-- BEGIN AVAILABLE DATA --

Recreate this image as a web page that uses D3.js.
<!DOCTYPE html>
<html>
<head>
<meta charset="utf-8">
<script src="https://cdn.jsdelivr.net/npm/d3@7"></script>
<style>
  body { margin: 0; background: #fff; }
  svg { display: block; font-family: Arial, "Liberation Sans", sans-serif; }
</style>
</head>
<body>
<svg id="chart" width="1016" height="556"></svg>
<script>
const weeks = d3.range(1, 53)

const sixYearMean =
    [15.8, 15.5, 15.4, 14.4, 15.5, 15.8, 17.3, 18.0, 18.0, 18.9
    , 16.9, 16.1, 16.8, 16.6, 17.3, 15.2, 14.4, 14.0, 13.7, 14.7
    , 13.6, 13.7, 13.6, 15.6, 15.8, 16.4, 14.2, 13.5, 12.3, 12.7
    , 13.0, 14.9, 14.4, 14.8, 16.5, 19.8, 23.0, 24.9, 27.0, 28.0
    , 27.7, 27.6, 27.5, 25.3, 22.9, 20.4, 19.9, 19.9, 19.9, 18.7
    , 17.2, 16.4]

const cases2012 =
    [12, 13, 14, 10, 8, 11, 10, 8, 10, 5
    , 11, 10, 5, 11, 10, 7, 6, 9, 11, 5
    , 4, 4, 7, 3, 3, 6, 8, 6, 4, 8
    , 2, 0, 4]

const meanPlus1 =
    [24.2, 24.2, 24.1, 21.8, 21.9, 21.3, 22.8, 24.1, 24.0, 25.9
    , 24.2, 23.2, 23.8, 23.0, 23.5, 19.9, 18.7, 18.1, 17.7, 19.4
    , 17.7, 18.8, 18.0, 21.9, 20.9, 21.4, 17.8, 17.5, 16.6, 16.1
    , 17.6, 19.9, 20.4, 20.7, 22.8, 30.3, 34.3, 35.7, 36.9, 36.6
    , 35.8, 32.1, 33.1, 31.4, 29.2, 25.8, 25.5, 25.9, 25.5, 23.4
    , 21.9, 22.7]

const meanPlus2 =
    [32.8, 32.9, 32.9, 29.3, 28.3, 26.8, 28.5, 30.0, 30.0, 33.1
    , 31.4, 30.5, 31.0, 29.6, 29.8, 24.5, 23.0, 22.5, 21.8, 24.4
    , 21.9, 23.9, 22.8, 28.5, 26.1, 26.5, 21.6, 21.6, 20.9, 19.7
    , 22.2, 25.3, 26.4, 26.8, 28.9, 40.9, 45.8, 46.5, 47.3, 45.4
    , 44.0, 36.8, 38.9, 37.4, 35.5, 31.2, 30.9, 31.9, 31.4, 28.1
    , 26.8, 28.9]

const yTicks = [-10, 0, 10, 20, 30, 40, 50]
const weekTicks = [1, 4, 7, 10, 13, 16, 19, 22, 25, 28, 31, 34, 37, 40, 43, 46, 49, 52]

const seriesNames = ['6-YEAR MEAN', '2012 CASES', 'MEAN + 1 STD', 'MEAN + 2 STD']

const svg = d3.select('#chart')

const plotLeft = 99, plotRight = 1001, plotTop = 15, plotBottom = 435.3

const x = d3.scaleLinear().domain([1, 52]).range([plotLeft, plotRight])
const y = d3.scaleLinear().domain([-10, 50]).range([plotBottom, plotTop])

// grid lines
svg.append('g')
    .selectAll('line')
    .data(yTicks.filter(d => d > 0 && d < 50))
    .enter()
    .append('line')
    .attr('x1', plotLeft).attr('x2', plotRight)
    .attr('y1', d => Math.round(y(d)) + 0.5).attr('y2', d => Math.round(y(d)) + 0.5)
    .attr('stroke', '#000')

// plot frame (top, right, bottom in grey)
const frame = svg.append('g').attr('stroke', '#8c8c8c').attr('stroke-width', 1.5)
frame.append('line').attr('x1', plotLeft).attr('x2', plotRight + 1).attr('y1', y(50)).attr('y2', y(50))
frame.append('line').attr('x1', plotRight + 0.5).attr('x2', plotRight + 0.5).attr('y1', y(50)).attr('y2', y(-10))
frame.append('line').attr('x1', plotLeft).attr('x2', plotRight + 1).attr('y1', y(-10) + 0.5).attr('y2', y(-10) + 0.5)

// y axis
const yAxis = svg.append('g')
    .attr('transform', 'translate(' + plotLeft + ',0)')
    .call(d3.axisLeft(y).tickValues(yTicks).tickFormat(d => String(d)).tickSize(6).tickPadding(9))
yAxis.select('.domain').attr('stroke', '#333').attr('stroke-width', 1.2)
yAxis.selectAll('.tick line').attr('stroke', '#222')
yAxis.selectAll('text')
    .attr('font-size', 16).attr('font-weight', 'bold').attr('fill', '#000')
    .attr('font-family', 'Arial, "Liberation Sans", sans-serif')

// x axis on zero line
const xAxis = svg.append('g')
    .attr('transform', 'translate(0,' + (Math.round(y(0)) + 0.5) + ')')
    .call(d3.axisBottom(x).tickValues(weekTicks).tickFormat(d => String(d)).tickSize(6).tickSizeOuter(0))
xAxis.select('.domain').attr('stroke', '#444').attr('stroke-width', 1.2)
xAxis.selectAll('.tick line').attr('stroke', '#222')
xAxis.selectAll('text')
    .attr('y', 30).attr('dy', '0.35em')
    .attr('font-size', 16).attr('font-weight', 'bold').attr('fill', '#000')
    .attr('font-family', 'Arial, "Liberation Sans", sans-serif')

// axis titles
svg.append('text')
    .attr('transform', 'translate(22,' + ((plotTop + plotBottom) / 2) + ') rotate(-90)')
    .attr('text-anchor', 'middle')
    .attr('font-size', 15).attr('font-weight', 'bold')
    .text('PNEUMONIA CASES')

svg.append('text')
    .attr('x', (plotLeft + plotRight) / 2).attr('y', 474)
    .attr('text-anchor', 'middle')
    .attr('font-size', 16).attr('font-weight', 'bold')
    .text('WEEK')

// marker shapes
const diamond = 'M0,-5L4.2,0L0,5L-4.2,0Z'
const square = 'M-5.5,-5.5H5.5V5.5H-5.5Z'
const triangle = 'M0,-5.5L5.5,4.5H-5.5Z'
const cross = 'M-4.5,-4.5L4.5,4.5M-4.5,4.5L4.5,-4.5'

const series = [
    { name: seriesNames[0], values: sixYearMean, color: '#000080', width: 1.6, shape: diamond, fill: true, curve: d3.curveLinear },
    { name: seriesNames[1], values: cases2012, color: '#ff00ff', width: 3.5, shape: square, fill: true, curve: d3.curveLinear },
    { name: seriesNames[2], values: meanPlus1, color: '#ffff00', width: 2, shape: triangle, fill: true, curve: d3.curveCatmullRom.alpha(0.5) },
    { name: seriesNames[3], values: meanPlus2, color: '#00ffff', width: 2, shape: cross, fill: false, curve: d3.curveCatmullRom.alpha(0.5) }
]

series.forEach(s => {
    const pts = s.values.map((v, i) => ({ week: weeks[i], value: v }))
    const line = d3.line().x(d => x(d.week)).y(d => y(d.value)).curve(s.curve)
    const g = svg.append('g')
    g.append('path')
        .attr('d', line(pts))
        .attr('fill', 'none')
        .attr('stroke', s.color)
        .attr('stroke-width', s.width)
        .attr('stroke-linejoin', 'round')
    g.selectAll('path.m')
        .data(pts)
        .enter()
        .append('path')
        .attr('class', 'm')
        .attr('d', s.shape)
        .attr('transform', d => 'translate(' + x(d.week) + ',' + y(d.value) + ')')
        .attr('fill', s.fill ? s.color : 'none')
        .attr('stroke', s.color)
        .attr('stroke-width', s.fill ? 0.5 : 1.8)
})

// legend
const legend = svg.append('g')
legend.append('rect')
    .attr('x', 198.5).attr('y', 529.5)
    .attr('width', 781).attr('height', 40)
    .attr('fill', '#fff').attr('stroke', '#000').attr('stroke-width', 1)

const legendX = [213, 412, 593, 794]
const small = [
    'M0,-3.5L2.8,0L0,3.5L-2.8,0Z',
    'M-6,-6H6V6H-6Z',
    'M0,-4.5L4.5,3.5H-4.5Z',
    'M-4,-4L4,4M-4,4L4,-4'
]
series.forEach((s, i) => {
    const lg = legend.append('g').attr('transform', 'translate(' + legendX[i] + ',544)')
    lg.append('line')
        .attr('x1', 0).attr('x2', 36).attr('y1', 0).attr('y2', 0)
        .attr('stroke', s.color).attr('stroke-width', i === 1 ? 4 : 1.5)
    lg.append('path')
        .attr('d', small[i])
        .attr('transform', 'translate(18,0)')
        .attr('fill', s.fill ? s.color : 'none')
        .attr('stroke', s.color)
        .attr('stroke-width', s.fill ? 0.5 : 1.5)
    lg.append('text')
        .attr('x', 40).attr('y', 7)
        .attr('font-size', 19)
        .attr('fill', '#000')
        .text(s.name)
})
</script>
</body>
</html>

-- END AVAILABLE DATA --
-- BEGIN AVAILABLE DATA --

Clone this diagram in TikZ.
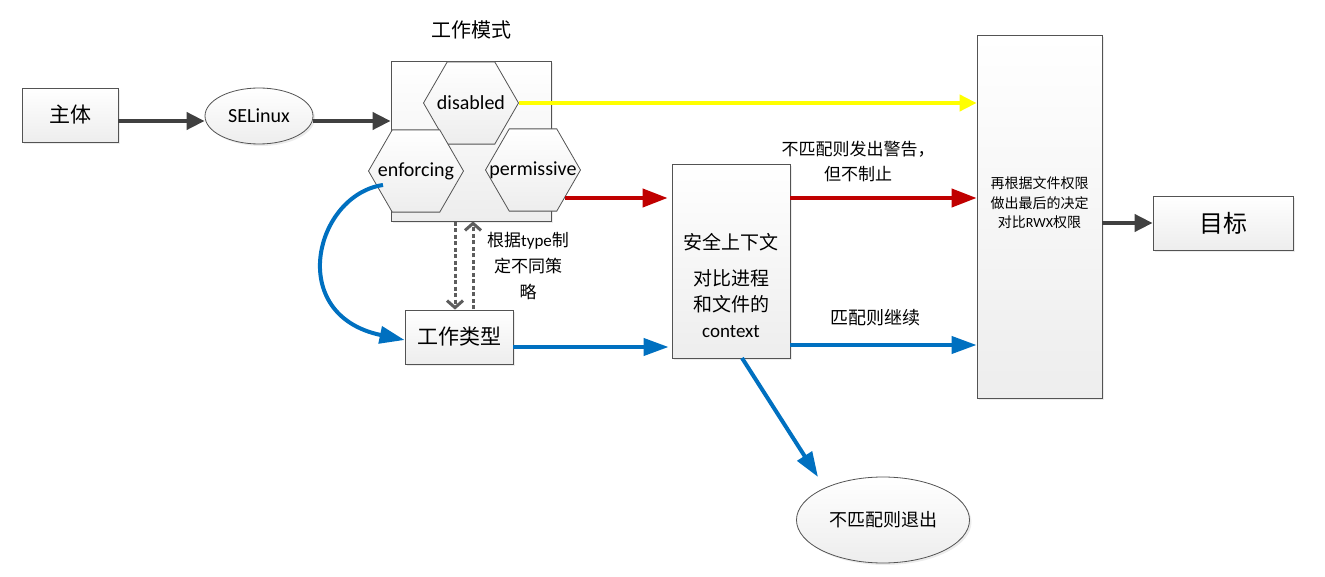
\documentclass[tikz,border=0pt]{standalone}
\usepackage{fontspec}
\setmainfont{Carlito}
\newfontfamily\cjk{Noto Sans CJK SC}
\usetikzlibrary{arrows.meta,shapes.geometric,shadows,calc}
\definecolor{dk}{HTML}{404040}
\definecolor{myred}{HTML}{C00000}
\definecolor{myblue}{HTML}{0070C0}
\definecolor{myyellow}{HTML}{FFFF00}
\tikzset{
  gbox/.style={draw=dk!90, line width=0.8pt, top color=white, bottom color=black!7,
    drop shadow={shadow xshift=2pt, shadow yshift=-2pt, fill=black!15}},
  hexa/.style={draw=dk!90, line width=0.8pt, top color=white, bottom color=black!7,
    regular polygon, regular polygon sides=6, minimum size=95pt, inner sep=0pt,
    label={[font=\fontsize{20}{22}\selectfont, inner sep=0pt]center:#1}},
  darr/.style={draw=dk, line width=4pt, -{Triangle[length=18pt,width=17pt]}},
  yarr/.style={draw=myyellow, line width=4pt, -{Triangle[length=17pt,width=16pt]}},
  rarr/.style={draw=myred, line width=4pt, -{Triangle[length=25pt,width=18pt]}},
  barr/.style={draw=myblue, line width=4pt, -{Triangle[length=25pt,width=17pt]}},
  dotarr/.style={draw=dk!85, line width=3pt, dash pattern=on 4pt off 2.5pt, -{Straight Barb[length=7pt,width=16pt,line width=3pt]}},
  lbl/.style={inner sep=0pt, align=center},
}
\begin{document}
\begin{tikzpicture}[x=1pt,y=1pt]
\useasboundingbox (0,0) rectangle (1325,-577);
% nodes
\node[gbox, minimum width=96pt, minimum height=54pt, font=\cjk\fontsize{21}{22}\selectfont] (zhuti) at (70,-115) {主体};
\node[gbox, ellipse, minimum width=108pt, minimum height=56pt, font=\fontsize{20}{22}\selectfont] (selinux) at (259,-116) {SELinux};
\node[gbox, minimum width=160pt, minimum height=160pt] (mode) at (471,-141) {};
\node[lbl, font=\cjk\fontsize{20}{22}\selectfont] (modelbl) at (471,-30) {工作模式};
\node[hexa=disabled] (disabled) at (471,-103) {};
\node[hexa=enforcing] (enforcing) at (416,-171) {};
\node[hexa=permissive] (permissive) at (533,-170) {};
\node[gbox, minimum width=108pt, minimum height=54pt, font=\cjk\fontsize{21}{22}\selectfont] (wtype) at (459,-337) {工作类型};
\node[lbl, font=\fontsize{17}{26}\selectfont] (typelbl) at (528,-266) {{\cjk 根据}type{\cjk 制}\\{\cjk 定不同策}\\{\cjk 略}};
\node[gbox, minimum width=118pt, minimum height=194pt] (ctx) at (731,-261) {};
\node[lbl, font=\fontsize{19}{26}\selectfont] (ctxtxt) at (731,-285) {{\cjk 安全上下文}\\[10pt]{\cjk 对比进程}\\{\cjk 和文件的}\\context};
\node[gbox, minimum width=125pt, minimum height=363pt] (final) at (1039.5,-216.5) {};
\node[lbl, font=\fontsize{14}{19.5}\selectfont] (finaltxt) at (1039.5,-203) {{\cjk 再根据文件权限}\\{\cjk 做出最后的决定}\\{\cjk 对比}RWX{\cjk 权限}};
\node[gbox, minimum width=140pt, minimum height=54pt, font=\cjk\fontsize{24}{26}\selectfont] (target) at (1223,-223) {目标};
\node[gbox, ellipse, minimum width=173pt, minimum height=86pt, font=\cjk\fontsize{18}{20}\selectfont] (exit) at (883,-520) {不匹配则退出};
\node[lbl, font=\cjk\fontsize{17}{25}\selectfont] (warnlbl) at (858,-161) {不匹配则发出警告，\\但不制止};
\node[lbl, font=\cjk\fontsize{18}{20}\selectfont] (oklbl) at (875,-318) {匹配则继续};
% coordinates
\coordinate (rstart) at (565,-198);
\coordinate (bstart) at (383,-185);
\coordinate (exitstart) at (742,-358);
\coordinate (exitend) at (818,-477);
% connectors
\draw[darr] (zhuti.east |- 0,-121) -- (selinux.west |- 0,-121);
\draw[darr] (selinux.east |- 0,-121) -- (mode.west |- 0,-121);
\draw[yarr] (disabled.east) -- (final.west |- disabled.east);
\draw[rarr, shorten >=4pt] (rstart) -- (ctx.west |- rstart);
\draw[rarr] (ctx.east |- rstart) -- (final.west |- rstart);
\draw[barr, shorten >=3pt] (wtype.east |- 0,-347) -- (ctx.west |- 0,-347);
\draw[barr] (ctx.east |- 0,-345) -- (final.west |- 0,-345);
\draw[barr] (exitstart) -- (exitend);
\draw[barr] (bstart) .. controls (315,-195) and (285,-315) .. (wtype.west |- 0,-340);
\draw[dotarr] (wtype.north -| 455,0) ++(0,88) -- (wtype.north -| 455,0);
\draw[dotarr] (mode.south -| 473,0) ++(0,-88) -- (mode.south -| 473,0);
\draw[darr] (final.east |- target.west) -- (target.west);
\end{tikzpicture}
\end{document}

-- END AVAILABLE DATA --

In the listing above, locate each line with "this" and copy it.

PROBLEM SOLUTION
Recreate this image as a web page that uses D3.js.
Clone this diagram in TikZ.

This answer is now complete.